Não me inscrevi para ouvir noções de primeiros socorros e aprender a colar papéis nas janelas em caso de bombardeamentos aéreos. Fui chamado ao diretor, Armando Saraiva de Melo e, pelo tom da pergunta, manifestei vontade imediata de me inscrever, e desisti de uma hora semanal de namoro para ajudar a ganhar a vida ao filho do ten. cor. Matos.
No dia do ‘exame’, cuja nota era irrelevante para o curso, as respostas foram escritas no quadro e todos tivemos 100% de respostas certas e 16 valores, menos eu, que tive 15, e demorei a perceber a honra da exceção.
Quando fui dar aulas para a Covilhã, recebi duas cartas, dirigidas à Delegação Escolar, onde o comando da LP da Guarda me mandava comunicar a morada, para atualização do ficheiro da Legião.

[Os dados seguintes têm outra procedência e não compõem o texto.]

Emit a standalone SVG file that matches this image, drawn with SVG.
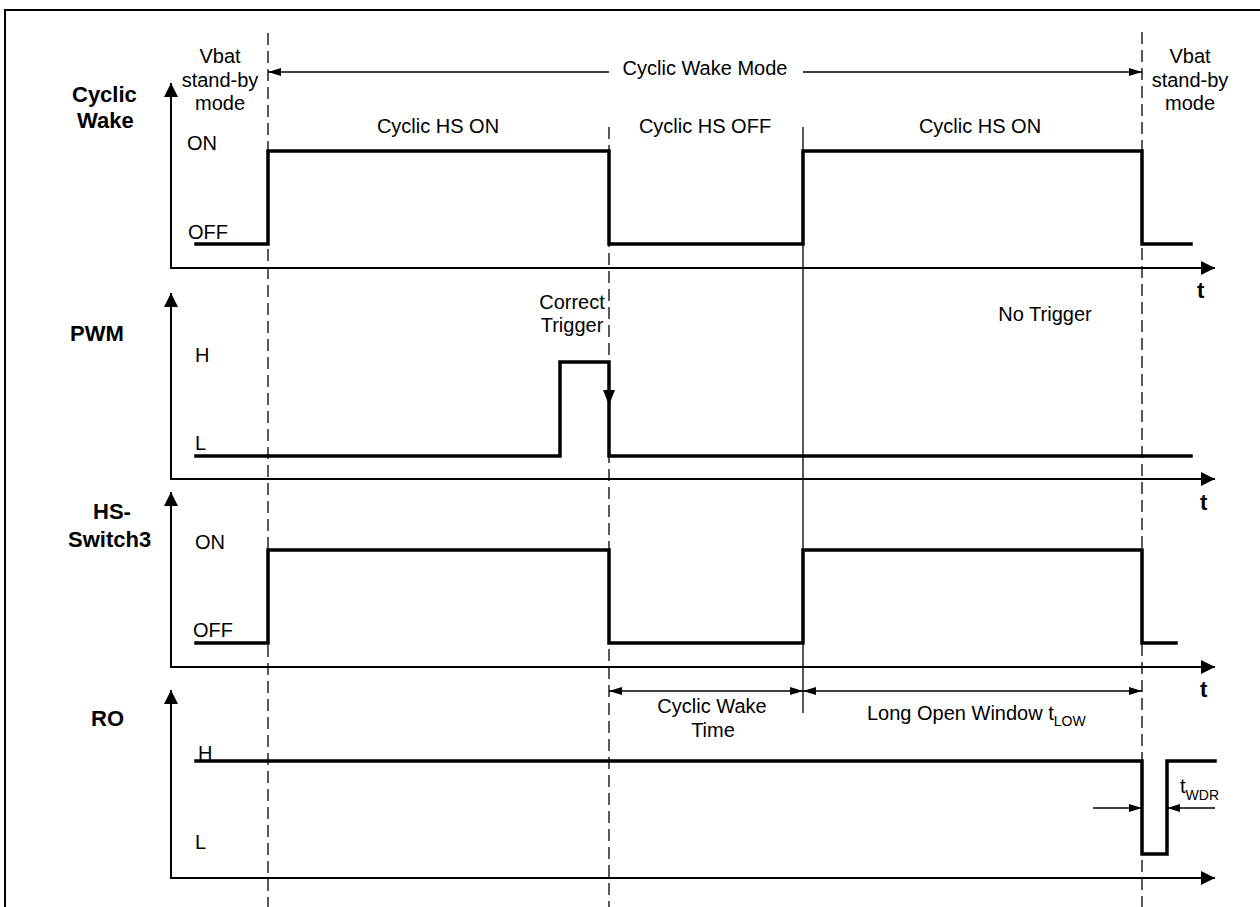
<svg xmlns="http://www.w3.org/2000/svg" width="1260" height="907" viewBox="0 0 1260 907">
<style>
text{font-family:"Liberation Sans",Arial,sans-serif;fill:#000}
.r{font-size:20px}
.b{font-size:22px;font-weight:bold}
.s{font-size:14px}
.m{text-anchor:middle}
.axis{fill:none;stroke:#000;stroke-width:2;marker-start:url(#ax);marker-end:url(#ax)}
.sig{fill:none;stroke:#000;stroke-width:3.5;stroke-linejoin:miter;stroke-linecap:square}
.dash{fill:none;stroke:#000;stroke-width:1.3;stroke-dasharray:12 6}
.thin{fill:none;stroke:#000;stroke-width:1.3}
.dim{fill:none;stroke:#000;stroke-width:1.3;marker-end:url(#dm)}
.dim2{fill:none;stroke:#000;stroke-width:1.3;marker-start:url(#dm);marker-end:url(#dm)}
</style>
<defs>
<marker id="ax" viewBox="0 0 14 14" refX="14" refY="7" markerWidth="14" markerHeight="14" markerUnits="userSpaceOnUse" orient="auto-start-reverse"><path d="M0,0 L14,7 L0,14 z" fill="#000"/></marker>
<marker id="dm" viewBox="0 0 13 8" refX="13" refY="4" markerWidth="13" markerHeight="8" markerUnits="userSpaceOnUse" orient="auto-start-reverse"><path d="M0,0 L13,4 L0,8 z" fill="#000"/></marker>
</defs>
<rect width="1260" height="907" fill="#fff"/>
<g id="frame"><path d="M5,907 L5,10 L1260,10" fill="none" stroke="#000" stroke-width="2"/></g>

<g id="time-markers">
<line class="dash" x1="268" y1="33" x2="268" y2="907"/>
<line class="dash" x1="609" y1="127" x2="609" y2="907"/>
<line class="thin" x1="803" y1="127" x2="803" y2="713"/>
<line class="dash" x1="1142" y1="32" x2="1142" y2="907"/>
</g>

<g id="mode-labels">
<text class="r m" x="220" y="63">Vbat</text>
<text class="r m" x="220" y="87">stand-by</text>
<text class="r m" x="220" y="110">mode</text>
<text class="r m" x="1190" y="63">Vbat</text>
<text class="r m" x="1190" y="87">stand-by</text>
<text class="r m" x="1190" y="110">mode</text>
<text class="r m" x="705" y="75">Cyclic Wake Mode</text>
<text class="r m" x="438" y="133">Cyclic HS ON</text>
<text class="r m" x="705" y="133">Cyclic HS OFF</text>
<text class="r m" x="980" y="133">Cyclic HS ON</text>
</g>

<g id="cyclic-wake">
<text class="b" x="72" y="102">Cyclic</text>
<text class="b" x="77" y="128">Wake</text>
<path class="axis" d="M171,83 L171,268 L1215,268"/>
<text class="b" x="1197" y="298">t</text>
<text class="r" x="187" y="150">ON</text>
<text class="r" x="188" y="239">OFF</text>
<path class="sig" d="M196,244 H268 V151 H609 V244 H803 V151 H1142 V244 H1191"/>
</g>

<g id="pwm">
<text class="b" x="70" y="341">PWM</text>
<path class="axis" d="M171,293 L171,479 L1215,479"/>
<text class="b" x="1200" y="510">t</text>
<text class="r" x="195" y="362">H</text>
<text class="r" x="195" y="450">L</text>
<path class="sig" d="M196,456 H560 V362 H609 V456 H1191"/>
<polygon points="603,390 615,390 609,405" fill="#000"/>
<text class="r m" x="572" y="309">Correct</text>
<text class="r m" x="572" y="332">Trigger</text>
<text class="r m" x="1045" y="321">No Trigger</text>
</g>

<g id="hs-switch3">
<text class="b" x="93" y="519">HS-</text>
<text class="b" x="68" y="547">Switch3</text>
<path class="axis" d="M171,492 L171,667 L1215,667"/>
<text class="b" x="1200" y="697">t</text>
<text class="r" x="195" y="549">ON</text>
<text class="r" x="193" y="637">OFF</text>
<path class="sig" d="M196,643 H268 V550 H609 V643 H803 V550 H1142 V643 H1176"/>
</g>

<g id="ro">
<text class="b" x="91" y="726">RO</text>
<path class="axis" d="M171,690 L171,878 L1215,878"/>
<text class="r" x="198" y="760">H</text>
<text class="r" x="195" y="849">L</text>
<path class="sig" d="M196,761 H1142 V854 H1167 V761 H1215"/>
</g>

<g id="connectors">
<line class="dim" x1="609" y1="72" x2="268" y2="72"/>
<line class="dim" x1="803" y1="72" x2="1142" y2="72"/>
<line class="dim2" x1="609" y1="691" x2="803" y2="691"/>
<line class="dim2" x1="803" y1="691" x2="1142" y2="691"/>
<line class="dim" x1="1093" y1="808" x2="1142" y2="808"/>
<line class="dim" x1="1215" y1="808" x2="1167" y2="808"/>
</g>

<g id="interval-labels">
<text class="r m" x="712" y="713">Cyclic Wake</text>
<text class="r m" x="713" y="737">Time</text>
<text class="r" x="867" y="720">Long Open Window t<tspan class="s" dy="6">LOW</tspan></text>
<text class="r" x="1180" y="793">t<tspan class="s" dy="7">WDR</tspan></text>
</g>
</svg>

Como não respondi, recebi terceira carta a intimar-me, sob pena de não sei de quê, para comparecer no comando da Legião, na Guarda, em um dos três sábados seguintes.
Lá fui, como o boi para o açougue, logo recebido, e asperamente censurado por não ter respondido ao solicitado. Referi o nome da pensão onde estava hospedado, e o ten. cor. Matos entregou-me uma ficha para me inscrever na Legião Portuguesa. Recusei fazê-lo e dar qualquer justificação. Fui determinado e, face à recusa, com ameaças e remoques, lá me deixou sair com a dignidade intacta, medo e nojo acrescido pelo biltre.
Até hoje nunca tive coragem de perguntar a colegas do meu curso se foram obrigados a inscrever-se. Seria constrangedor, e nenhum merecia ser humilhado por eventualmente ter cedido a um ato de chantagem.